Fora a mulher do empresário António Aguiar, que o seu caráter extrovertido e generoso, tornara tão estimado e popular no Rio de janeiro, como em Gondomar. Enquanto a sua memória permanecia entre os daquela geração, foi a sua respeitabilíssima sua  viúva. E, por fim, ela própria, Maria Aguiar, líder no feminino, universalmente querida e  admirada. Protetora dos pobres, confidente e conselheira nas horas difíceis. Do seu apostolado de leiga, da organização de peditórios, peregrinações, festividades religiosas, passara aos domínios adjacentes da animação cultural, organização de récitas e concertos beneficentes, deixando, vir, de novo, à superfície o seu gosto pela música, poesia e teatro, num mesmo quadro de voluntariado socialmente aprovado para as senhoras. Latente, sempre, o culto do marido, simbolizado na sobriedade dos trajes escuros (em que se permitia o roxo e o cinza), ou no cuidado com que podava, por suas mãos, as rosas, com as quais ele se apresentava em exposições,  (nunca filhos, netos nem os criados saídos das cadeias lhes puderam tocar).
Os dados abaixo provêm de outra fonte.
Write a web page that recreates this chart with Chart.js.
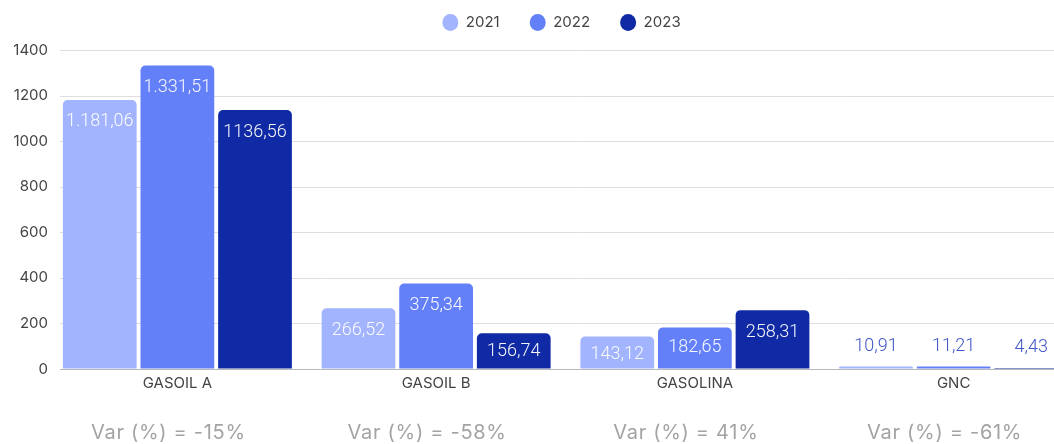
<!DOCTYPE html>
<html lang="es">
<head>
<meta charset="UTF-8" />
<title>Consumo por combustible</title>
<script src="https://cdn.jsdelivr.net/npm/chart.js"></script>
<style>
  html, body { margin: 0; padding: 0; background: #fff; overflow: hidden; }
  #wrap { width: 1100px; height: 444px; }
</style>
</head>
<body>
<div id="wrap"><canvas id="chart"></canvas></div>
<script>
// datos
const categories = ["GASOIL A", "GASOIL B", "GASOLINA", "GNC"];
const years = ["2021", "2022", "2023"];
const values2021 = [1181.06, 266.52, 143.12, 10.91];
const values2022 = [1331.51, 375.34, 182.65, 11.21];
const values2023 = [1136.56, 156.74, 258.31, 4.43];
const text2021 = ["1.181,06", "266,52", "143,12", "10,91"];
const text2022 = ["1.331,51", "375,34", "182,65", "11,21"];
const text2023 = ["1136,56", "156,74", "258,31", "4,43"];
const varLabels = ["Var (%) = -15%", "Var (%) = -58%", "Var (%) = 41%", "Var (%) = -61%"];
const yTicks = [0, 200, 400, 600, 800, 1000, 1200, 1400];

const colors = ["#a3b4fe", "#6380f9", "#0f2aa4"];
const FONT = "Inter, 'Noto Sans', sans-serif";

// a bit more room under the legend, and nudge it right
const legendTweak = {
  id: "legendTweak",
  beforeInit(chart) {
    const fit = chart.legend.fit;
    chart.legend.fit = function () {
      fit.call(this);
      this.height += 10;
    };
  },
  afterLayout(chart) {
    chart.legend.left += 20;
    chart.legend.right += 20;
  }
};

// gridlines start a bit right of the tick labels
const gridPlugin = {
  id: "grid",
  beforeDatasetsDraw(chart) {
    const { ctx, chartArea, scales } = chart;
    ctx.save();
    yTicks.forEach(v => {
      const y = Math.round(scales.y.getPixelForValue(v)) + 0.5;
      ctx.strokeStyle = v === 0 ? "#b8b8b8" : "#dedede";
      ctx.lineWidth = 1;
      ctx.beginPath();
      ctx.moveTo(60, y);
      ctx.lineTo(chartArea.right + 20, y);
      ctx.stroke();
    });
    ctx.restore();
  }
};

// value labels inside bars (or above the tiny ones)
const labelPlugin = {
  id: "valueLabels",
  afterDatasetsDraw(chart) {
    const { ctx } = chart;
    const texts = [text2021, text2022, text2023];
    ctx.save();
    ctx.font = "300 18px Roboto, " + FONT;
    ctx.textAlign = "center";
    ctx.textBaseline = "middle";
    chart.data.datasets.forEach((ds, i) => {
      chart.getDatasetMeta(i).data.forEach((bar, j) => {
        const h = bar.base - bar.y;
        if (h > 20) {
          ctx.fillStyle = "rgba(255,255,255,0.95)";
          ctx.fillText(texts[i][j], bar.x, bar.y + Math.min(22, Math.max(h / 2, 18)));
        } else {
          ctx.fillStyle = "#3f55c9";
          ctx.fillText(texts[i][j], bar.x, bar.y - 20);
        }
      });
    });
    ctx.restore();
  }
};

// variation row under the chart
const varPlugin = {
  id: "varRow",
  afterDraw(chart) {
    const { ctx, scales } = chart;
    ctx.save();
    ctx.font = "20px " + FONT;
    ctx.letterSpacing = "0.7px";
    ctx.fillStyle = "#a3a3a3";
    ctx.textAlign = "center";
    ctx.textBaseline = "middle";
    varLabels.forEach((t, i) => {
      ctx.fillText(t, scales.x.getPixelForValue(i) - 9, 433);
    });
    ctx.restore();
  }
};

new Chart(document.getElementById("chart"), {
  type: "bar",
  data: {
    labels: categories,
    datasets: years.map((y, i) => ({
      label: y,
      data: [values2021, values2022, values2023][i],
      backgroundColor: colors[i],
      borderRadius: { topLeft: 5, topRight: 5 },
      borderSkipped: "bottom",
      categoryPercentage: 0.9,
      barPercentage: 0.95
    }))
  },
  options: {
    responsive: true,
    maintainAspectRatio: false,
    animation: false,
    layout: { padding: { left: 0, right: 17, top: -15, bottom: 47 } },
    plugins: {
      legend: {
        position: "top",
        labels: {
          usePointStyle: true,
          pointStyle: "circle",
          pointStyleWidth: 16,
          boxWidth: 12,
          boxHeight: 12,
          padding: 30,
          color: "#444",
          font: { family: FONT, size: 15 }
        }
      },
      tooltip: { enabled: false }
    },
    scales: {
      x: {
        grid: { display: false, drawTicks: false, tickLength: 0 },
        border: { display: false },
        ticks: { color: "#444", font: { family: FONT, size: 15 }, padding: 5 }
      },
      y: {
        min: 0,
        max: 1400,
        afterBuildTicks(axis) { axis.ticks = yTicks.map(v => ({ value: v })); },
        grid: { drawOnChartArea: false, drawTicks: false },
        border: { display: false },
        ticks: {
          color: "#444",
          font: { family: FONT, size: 15 },
          padding: 0,
          callback: v => String(v)
        },
        afterFit(axis) { axis.width = 48; }
      }
    }
  },
  plugins: [legendTweak, gridPlugin, labelPlugin, varPlugin]
});
</script>
</body>
</html>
E no uso do seu apelido Aguiar. . O nome que, hoje, descendentes de quarta e quinta geração continuam a usar, preterindo outros, do ramo materno e paterno, apenas por ser o dela. 
E não só por ter sido essa notável cidadã. Mais ainda, por ter sido a nossa Avô, a prodigiosa contadora de histórias, a grande matriarca, a força que reunia à volta da mesa na casa, que, sendo dela, era de todos, a família inteira, uma família enorme, na intimidade das ceias de Natal ou nas festivas visitas do compasso pascal, em casamento e batizados e em todas as festas que se inventavam para estarmos juntos. Na mais completa fragmentação familiar, que se seguiu ao seu tempo, é ainda, afinal, a memória da Avó Maria Aguiar, que nos reune, à volta do seu nome, numa árvore genealógica de afetos.